LAFAYETTE, Ind. (Aug. 18, 2015) - Jared Fogle stole headlines around the world this week, but for local law enforcement fighting cyber crimes every day, he’s just another case.
FOX59 saw the raid on Fogle’s home and him walking out of the court room Wednesday. But what we didn't see was the weeks of hard work by investigators who fight to find child predators every day.
“This investigation was handled the same way any other crimes against children investigation is handled. Where you're going to gather evidence, you're going to assess that evidence, and you're going to make meaning out of that,” said Fogle case investigator, Indiana State Police Lieutenant Chuck Cohen.
This work happens everywhere, every day.
“These cases are being investigated. They’re being investigated effectively and they're being prosecuted,” said Cohen.
Take for instance the High Tech Crimes Unit, a part of the Lafayette Police Department; a team of tech savvy experts working with hard drives, cell phones, and computers to prevent child predators from striking online.
“We’ve had plenty of cases where it starts out as a possession of child porn case and turns into an actual child molest case,” said Detective Paul Huff of the Lafayette Police Department.

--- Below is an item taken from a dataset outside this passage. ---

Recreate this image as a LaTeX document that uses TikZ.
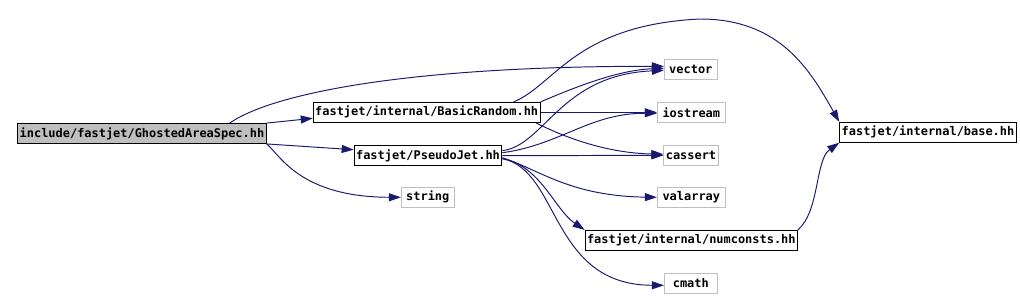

The team works with the Purdue University Cyber Forensics Department, state police, and others, to create a non-stop attack to a never ending crime.
Technology is constantly changing, making the job for this team, even harder.
“We’re constantly having to educate ourselves. We’re lifelong learners for that reason. It’s not like we finish analyzing a device and we’re done with it, because that device is always going to change,” said Dr. Kathryn Seigfried-Spellar, Purdue Assistant Professor of Computer Information Technology.
So while high profile cases steal the headlines, the High Tech Crimes Unit is fighting on the front lines, every day.
“Finding ways that we can assist law enforcement; what are their needs? Are there things we can be doing on the back end? Trying to figure out ways to get in to different computer devices that maybe they’re having a difficult time with. Technology is always changing,” said Seigfried-Spellar.
The specialized unit will go through hundreds of devices including cell phones, computers, and hard drives every year.